Exercise directions :: Reproduce exactly the lines below, from the first one through the line containing "from bokeh.resources import INLINE", and omit any pictures.

Data excerpt ::
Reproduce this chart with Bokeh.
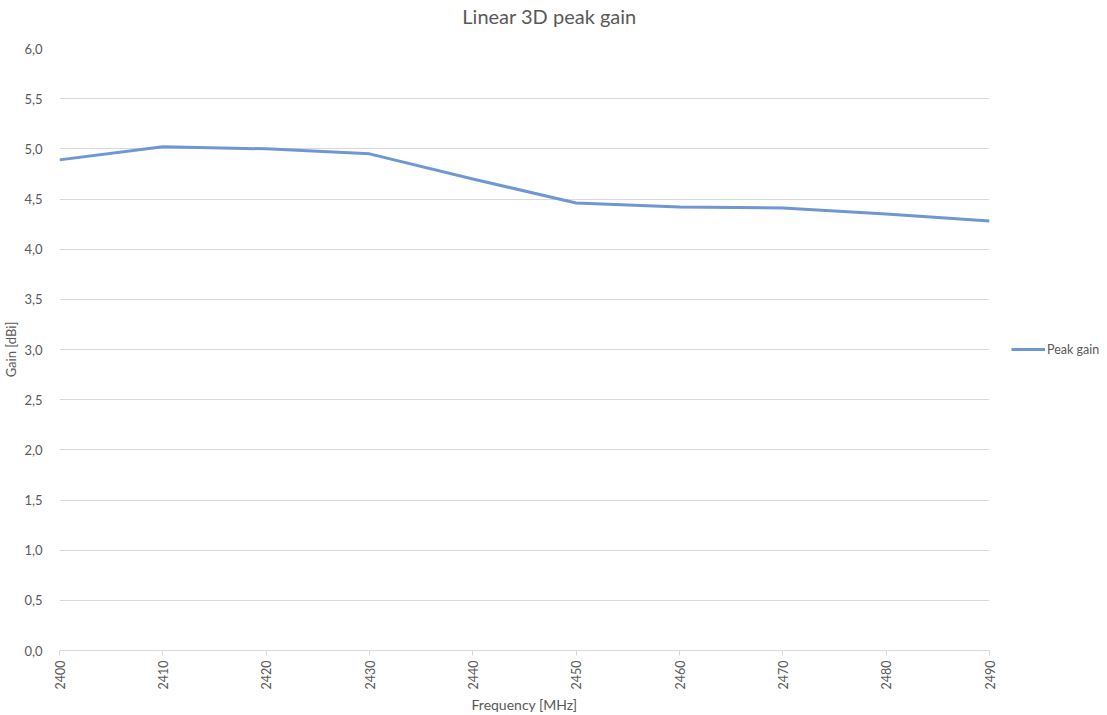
import math
from bokeh.plotting import figure
from bokeh.models import Range1d, FixedTicker, Legend, LegendItem, LinearAxis
from bokeh.embed import file_html
from bokeh.resources import INLINE

# ---- data ----
frequency_mhz = [2400, 2410, 2420, 2430, 2440, 2450, 2460, 2470, 2480, 2490]
peak_gain_dbi = [4.89, 5.02, 5.00, 4.95, 4.70, 4.46, 4.42, 4.41, 4.35, 4.28]
y_ticks = [0.0, 0.5, 1.0, 1.5, 2.0, 2.5, 3.0, 3.5, 4.0, 4.5, 5.0, 5.5, 6.0]
y_tick_labels = ["0,0", "0,5", "1,0", "1,5", "2,0", "2,5", "3,0", "3,5", "4,0", "4,5", "5,0", "5,5", "6,0"]
series_name = "Peak gain"
title_text = "Linear 3D peak gain"
x_label = "Frequency [MHz]"
y_label = "Gain [dBi]"

FONT = "Lato"
GRAY = "#595959"
LINE_COLOR = "#6E97D4"

p = figure(frame_width=930, frame_height=602, output_backend="svg", toolbar_location=None,
           x_range=Range1d(frequency_mhz[0], frequency_mhz[-1]),
           y_range=Range1d(0, 6),
           min_border_left=52, min_border_right=20, min_border_top=41, min_border_bottom=56)

# chart title drawn as the label of an empty axis above the frame;
# leading en-spaces shift it to the centre of the whole chart area
title_axis = LinearAxis(ticker=FixedTicker(ticks=[]), axis_label="\u2002" * 5 + title_text)
title_axis.axis_line_color = None
title_axis.major_tick_line_color = None
title_axis.minor_tick_line_color = None
title_axis.major_label_text_font_size = "0px"
title_axis.major_label_standoff = 0
title_axis.axis_label_text_font = FONT
title_axis.axis_label_text_font_size = "20px"
title_axis.axis_label_text_font_style = "normal"
title_axis.axis_label_text_color = GRAY
title_axis.axis_label_standoff = 21
p.add_layout(title_axis, "above")

p.outline_line_color = None
p.background_fill_color = "white"
p.border_fill_color = "white"

# grids
p.xgrid.grid_line_color = None
p.ygrid.grid_line_color = "#D9D9D9"
p.ygrid.grid_line_width = 1

# y axis
yax = p.yaxis[0]
yax.ticker = FixedTicker(ticks=y_ticks)
yax.major_label_overrides = {t: l for t, l in zip(y_ticks, y_tick_labels)}
yax.axis_line_color = None
yax.major_tick_line_color = None
yax.minor_tick_line_color = None
yax.major_label_text_font = FONT
yax.major_label_text_font_size = "13px"
yax.major_label_text_color = GRAY
yax.major_label_standoff = 11
yax.axis_label = y_label
yax.axis_label_text_font = FONT
yax.axis_label_text_font_size = "13px"
yax.axis_label_text_font_style = "normal"
yax.axis_label_text_color = GRAY
yax.axis_label_standoff = 2

# x axis
xax = p.below[0]
xax.ticker = FixedTicker(ticks=frequency_mhz)
xax.axis_line_color = "#D9D9D9"
xax.major_tick_line_color = "#D9D9D9"
xax.major_tick_out = 5
xax.major_tick_in = 0
xax.minor_tick_line_color = None
xax.major_label_orientation = math.pi / 2
xax.major_label_text_font = FONT
xax.major_label_text_font_size = "12.5px"
xax.major_label_text_color = GRAY
xax.major_label_standoff = 5
xax.axis_label = x_label
xax.axis_label_text_font = FONT
xax.axis_label_text_font_size = "14px"
xax.axis_label_text_font_style = "normal"
xax.axis_label_text_color = GRAY
xax.axis_label_standoff = 4

r = p.line(frequency_mhz, peak_gain_dbi, line_color=LINE_COLOR, line_width=3)

legend = Legend(items=[LegendItem(label=series_name, renderers=[r])],
                location="center_left", orientation="vertical")
legend.border_line_color = None
legend.background_fill_alpha = 0
legend.label_text_font = FONT
legend.label_text_font_size = "12.5px"
legend.label_text_color = GRAY
legend.glyph_width = 34
legend.label_standoff = 2
legend.padding = 0
legend.margin = 22
p.add_layout(legend, "right")

open("out.html", "w").write(file_html(p, INLINE))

Answer to this task ::
Reproduce this chart with Bokeh.
import math
from bokeh.plotting import figure
from bokeh.models import Range1d, FixedTicker, Legend, LegendItem, LinearAxis
from bokeh.embed import file_html
from bokeh.resources import INLINE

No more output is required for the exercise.